> **Available records**:
"""
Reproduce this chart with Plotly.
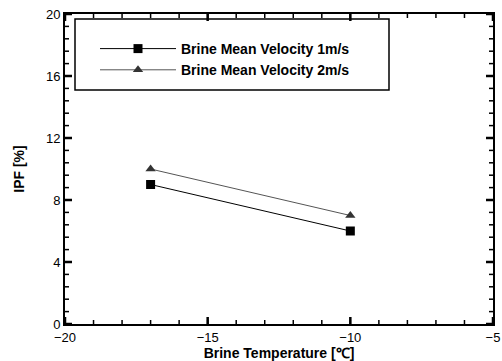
"""
"""
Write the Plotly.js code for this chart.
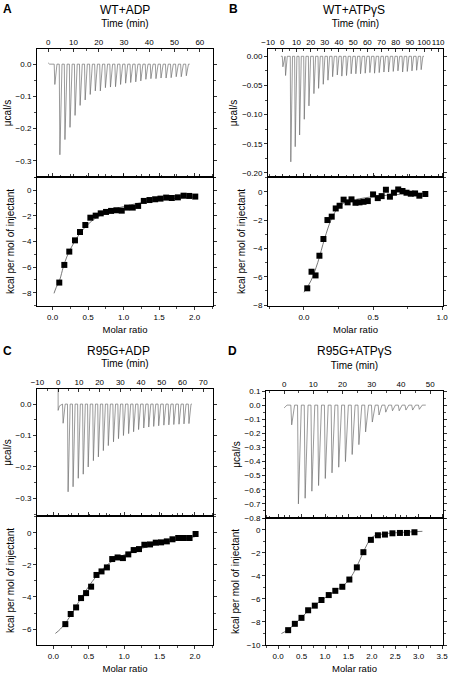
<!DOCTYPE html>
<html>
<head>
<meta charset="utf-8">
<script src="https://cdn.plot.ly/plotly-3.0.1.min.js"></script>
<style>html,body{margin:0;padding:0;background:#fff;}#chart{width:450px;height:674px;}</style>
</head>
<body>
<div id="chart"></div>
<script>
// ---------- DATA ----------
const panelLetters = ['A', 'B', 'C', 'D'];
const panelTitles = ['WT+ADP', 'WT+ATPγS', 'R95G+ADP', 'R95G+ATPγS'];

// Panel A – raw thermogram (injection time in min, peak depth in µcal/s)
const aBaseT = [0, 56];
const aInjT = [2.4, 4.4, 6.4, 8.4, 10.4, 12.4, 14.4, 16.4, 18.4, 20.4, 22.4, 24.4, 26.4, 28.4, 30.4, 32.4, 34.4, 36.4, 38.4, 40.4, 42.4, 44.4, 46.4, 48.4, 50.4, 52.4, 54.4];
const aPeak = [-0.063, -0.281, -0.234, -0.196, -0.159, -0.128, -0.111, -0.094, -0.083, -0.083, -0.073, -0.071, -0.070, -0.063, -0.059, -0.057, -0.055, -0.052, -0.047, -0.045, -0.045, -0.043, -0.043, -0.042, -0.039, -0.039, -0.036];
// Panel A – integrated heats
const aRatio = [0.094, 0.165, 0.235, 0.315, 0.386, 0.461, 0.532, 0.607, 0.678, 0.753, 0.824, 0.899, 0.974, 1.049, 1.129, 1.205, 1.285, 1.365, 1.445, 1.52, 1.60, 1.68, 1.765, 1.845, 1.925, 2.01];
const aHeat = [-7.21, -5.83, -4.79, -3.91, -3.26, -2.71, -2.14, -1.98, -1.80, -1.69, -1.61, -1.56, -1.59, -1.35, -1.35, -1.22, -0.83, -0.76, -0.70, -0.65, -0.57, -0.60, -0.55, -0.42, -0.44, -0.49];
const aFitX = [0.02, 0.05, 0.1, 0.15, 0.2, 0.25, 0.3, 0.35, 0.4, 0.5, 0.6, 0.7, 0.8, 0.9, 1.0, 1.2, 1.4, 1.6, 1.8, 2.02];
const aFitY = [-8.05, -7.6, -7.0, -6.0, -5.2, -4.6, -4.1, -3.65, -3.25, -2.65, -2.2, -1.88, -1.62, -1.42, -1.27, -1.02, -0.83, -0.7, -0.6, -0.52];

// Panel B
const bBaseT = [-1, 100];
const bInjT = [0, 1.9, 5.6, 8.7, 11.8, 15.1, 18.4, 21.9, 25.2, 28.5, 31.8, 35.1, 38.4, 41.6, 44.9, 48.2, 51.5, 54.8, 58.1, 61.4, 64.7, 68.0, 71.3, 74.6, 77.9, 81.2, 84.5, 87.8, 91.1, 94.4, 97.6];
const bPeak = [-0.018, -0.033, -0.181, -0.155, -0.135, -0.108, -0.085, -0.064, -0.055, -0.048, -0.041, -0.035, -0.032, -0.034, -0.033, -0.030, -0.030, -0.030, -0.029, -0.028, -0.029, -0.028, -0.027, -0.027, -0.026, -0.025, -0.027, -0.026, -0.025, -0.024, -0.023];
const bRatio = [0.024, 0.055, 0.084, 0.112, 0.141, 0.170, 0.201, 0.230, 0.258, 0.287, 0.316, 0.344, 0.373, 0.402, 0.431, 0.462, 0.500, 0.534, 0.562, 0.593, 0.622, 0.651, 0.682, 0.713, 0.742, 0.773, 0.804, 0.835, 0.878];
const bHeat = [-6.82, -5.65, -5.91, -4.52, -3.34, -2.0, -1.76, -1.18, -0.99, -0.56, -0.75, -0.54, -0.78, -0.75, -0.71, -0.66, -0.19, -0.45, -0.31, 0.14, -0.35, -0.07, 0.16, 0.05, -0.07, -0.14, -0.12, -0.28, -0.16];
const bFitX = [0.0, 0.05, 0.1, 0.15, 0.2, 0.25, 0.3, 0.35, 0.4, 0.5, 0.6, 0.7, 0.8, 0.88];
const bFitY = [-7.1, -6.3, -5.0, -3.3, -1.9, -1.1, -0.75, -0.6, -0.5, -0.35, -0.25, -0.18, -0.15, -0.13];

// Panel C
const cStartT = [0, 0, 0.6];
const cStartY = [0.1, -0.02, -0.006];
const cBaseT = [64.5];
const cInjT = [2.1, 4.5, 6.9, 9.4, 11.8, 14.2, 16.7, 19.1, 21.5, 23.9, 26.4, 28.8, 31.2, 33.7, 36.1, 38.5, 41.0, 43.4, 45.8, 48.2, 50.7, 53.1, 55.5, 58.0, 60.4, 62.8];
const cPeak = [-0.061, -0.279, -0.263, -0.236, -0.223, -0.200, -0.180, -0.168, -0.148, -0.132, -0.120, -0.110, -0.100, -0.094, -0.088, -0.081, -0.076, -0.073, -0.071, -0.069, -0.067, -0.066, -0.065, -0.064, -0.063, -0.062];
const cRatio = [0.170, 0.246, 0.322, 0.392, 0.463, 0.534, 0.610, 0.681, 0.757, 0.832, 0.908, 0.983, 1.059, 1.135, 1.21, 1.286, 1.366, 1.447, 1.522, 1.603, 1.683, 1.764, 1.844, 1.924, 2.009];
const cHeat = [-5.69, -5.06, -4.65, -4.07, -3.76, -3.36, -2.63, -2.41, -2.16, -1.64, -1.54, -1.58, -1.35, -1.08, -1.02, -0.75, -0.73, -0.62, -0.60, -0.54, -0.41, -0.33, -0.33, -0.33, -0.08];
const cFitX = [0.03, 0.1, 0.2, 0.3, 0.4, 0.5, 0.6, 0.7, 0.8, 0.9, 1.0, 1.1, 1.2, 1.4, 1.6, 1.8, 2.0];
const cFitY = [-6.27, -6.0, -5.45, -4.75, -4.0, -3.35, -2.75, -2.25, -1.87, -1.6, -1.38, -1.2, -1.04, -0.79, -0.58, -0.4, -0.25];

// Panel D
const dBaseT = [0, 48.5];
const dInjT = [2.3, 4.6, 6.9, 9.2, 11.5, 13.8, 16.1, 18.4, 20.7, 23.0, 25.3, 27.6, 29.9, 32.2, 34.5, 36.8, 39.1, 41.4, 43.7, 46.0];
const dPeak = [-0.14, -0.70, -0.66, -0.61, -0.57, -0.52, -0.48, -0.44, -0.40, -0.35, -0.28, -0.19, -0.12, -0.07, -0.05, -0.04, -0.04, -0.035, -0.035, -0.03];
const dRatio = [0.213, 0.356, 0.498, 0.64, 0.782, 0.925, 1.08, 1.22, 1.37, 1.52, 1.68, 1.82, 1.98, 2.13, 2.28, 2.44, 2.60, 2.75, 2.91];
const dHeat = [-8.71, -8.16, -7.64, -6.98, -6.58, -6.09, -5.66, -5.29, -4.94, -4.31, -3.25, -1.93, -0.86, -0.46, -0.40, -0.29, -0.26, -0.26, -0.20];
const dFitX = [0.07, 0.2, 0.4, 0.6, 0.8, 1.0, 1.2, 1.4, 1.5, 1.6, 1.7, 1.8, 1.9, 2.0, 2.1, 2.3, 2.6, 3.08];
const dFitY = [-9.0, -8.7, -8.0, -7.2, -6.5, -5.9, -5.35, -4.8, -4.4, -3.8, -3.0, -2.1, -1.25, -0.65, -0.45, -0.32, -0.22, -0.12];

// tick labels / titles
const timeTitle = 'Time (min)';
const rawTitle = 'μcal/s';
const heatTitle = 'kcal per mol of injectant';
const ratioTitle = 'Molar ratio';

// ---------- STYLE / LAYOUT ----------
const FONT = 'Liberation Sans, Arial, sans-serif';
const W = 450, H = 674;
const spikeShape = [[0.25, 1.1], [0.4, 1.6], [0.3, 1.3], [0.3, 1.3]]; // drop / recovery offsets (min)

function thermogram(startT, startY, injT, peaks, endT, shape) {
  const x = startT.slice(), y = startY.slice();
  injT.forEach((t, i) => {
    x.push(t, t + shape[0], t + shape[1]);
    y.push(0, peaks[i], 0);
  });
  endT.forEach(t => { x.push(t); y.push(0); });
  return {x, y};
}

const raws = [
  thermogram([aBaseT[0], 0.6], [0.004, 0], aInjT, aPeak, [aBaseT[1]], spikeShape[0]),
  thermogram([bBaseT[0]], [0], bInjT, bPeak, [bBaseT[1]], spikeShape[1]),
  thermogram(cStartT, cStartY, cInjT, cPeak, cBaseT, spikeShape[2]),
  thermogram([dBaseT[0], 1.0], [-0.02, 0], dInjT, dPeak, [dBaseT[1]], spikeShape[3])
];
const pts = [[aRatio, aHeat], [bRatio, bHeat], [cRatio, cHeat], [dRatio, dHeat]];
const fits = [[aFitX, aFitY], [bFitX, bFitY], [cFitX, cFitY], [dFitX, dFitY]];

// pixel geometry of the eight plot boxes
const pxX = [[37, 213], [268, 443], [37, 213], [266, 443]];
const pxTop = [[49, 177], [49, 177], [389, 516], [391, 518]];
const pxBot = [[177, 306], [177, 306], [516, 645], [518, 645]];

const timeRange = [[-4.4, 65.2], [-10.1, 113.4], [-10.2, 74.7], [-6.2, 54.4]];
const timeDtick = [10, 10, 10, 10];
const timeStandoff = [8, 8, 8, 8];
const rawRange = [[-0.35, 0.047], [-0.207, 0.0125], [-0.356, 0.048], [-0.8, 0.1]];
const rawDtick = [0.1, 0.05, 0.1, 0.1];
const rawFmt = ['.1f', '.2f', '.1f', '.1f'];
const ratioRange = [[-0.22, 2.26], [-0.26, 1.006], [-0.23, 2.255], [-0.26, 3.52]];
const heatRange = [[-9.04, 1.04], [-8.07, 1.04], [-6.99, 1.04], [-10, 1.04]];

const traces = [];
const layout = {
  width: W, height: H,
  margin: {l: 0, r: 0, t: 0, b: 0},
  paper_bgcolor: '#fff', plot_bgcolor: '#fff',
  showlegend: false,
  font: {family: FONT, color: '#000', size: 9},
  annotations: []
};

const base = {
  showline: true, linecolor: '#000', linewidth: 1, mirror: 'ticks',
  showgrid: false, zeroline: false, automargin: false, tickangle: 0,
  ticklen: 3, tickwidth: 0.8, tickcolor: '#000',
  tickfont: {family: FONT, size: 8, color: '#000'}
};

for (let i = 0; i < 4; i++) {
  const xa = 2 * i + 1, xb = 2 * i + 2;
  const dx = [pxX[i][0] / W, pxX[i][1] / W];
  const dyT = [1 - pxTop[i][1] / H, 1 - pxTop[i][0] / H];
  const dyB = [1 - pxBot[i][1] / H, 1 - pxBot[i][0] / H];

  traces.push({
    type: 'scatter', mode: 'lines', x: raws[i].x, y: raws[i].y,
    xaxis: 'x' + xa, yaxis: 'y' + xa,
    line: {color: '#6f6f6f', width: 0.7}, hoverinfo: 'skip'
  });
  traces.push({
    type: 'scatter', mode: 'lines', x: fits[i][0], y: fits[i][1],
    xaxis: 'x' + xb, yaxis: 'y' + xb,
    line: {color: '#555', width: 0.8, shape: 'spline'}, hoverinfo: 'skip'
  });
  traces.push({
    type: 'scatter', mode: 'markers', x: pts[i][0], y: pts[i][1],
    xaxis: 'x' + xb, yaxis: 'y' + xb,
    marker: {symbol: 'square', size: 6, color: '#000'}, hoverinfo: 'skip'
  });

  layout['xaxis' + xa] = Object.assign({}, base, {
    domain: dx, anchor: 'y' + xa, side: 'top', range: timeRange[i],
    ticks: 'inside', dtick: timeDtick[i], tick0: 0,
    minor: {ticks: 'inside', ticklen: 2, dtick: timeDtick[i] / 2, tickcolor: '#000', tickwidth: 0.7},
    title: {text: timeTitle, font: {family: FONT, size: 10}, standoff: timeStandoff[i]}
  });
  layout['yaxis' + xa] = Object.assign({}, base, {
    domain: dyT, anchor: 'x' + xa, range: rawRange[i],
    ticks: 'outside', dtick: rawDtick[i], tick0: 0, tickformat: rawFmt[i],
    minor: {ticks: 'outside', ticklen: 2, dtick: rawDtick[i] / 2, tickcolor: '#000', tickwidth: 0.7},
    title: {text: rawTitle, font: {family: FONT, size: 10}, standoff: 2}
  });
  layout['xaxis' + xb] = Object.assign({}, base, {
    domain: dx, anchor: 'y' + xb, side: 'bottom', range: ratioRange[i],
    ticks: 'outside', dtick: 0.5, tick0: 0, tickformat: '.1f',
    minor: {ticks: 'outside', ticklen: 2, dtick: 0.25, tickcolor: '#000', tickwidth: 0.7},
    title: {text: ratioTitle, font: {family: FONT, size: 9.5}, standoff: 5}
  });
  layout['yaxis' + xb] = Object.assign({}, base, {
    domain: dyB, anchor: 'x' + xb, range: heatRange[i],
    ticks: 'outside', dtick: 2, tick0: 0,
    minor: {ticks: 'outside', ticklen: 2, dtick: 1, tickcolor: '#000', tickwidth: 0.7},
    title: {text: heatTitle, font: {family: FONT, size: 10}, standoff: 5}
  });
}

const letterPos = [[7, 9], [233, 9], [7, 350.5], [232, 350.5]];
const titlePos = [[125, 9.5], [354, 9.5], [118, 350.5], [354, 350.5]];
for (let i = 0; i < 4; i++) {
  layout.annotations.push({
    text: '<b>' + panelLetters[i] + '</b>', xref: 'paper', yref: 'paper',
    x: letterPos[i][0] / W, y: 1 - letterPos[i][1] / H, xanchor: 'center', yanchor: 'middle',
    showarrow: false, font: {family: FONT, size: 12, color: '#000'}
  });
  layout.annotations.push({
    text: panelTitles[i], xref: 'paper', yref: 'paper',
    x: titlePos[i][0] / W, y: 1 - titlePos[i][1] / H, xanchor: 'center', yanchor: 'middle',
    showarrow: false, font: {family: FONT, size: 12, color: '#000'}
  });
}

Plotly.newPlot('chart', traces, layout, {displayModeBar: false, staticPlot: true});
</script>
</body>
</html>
"""
> **Request**: Repeat only the lines from the one holding "Write the Plotly.js code for this chart." to the one holding "-0.7, -0.6, -0.52];", both ends included, and drop the images.

> **Answer to the problem**:
Write the Plotly.js code for this chart.
<!DOCTYPE html>
<html>
<head>
<meta charset="utf-8">
<script src="https://cdn.plot.ly/plotly-3.0.1.min.js"></script>
<style>html,body{margin:0;padding:0;background:#fff;}#chart{width:450px;height:674px;}</style>
</head>
<body>
<div id="chart"></div>
<script>
// ---------- DATA ----------
const panelLetters = ['A', 'B', 'C', 'D'];
const panelTitles = ['WT+ADP', 'WT+ATPγS', 'R95G+ADP', 'R95G+ATPγS'];

// Panel A – raw thermogram (injection time in min, peak depth in µcal/s)
const aBaseT = [0, 56];
const aInjT = [2.4, 4.4, 6.4, 8.4, 10.4, 12.4, 14.4, 16.4, 18.4, 20.4, 22.4, 24.4, 26.4, 28.4, 30.4, 32.4, 34.4, 36.4, 38.4, 40.4, 42.4, 44.4, 46.4, 48.4, 50.4, 52.4, 54.4];
const aPeak = [-0.063, -0.281, -0.234, -0.196, -0.159, -0.128, -0.111, -0.094, -0.083, -0.083, -0.073, -0.071, -0.070, -0.063, -0.059, -0.057, -0.055, -0.052, -0.047, -0.045, -0.045, -0.043, -0.043, -0.042, -0.039, -0.039, -0.036];
// Panel A – integrated heats
const aRatio = [0.094, 0.165, 0.235, 0.315, 0.386, 0.461, 0.532, 0.607, 0.678, 0.753, 0.824, 0.899, 0.974, 1.049, 1.129, 1.205, 1.285, 1.365, 1.445, 1.52, 1.60, 1.68, 1.765, 1.845, 1.925, 2.01];
const aHeat = [-7.21, -5.83, -4.79, -3.91, -3.26, -2.71, -2.14, -1.98, -1.80, -1.69, -1.61, -1.56, -1.59, -1.35, -1.35, -1.22, -0.83, -0.76, -0.70, -0.65, -0.57, -0.60, -0.55, -0.42, -0.44, -0.49];
const aFitX = [0.02, 0.05, 0.1, 0.15, 0.2, 0.25, 0.3, 0.35, 0.4, 0.5, 0.6, 0.7, 0.8, 0.9, 1.0, 1.2, 1.4, 1.6, 1.8, 2.02];
const aFitY = [-8.05, -7.6, -7.0, -6.0, -5.2, -4.6, -4.1, -3.65, -3.25, -2.65, -2.2, -1.88, -1.62, -1.42, -1.27, -1.02, -0.83, -0.7, -0.6, -0.52];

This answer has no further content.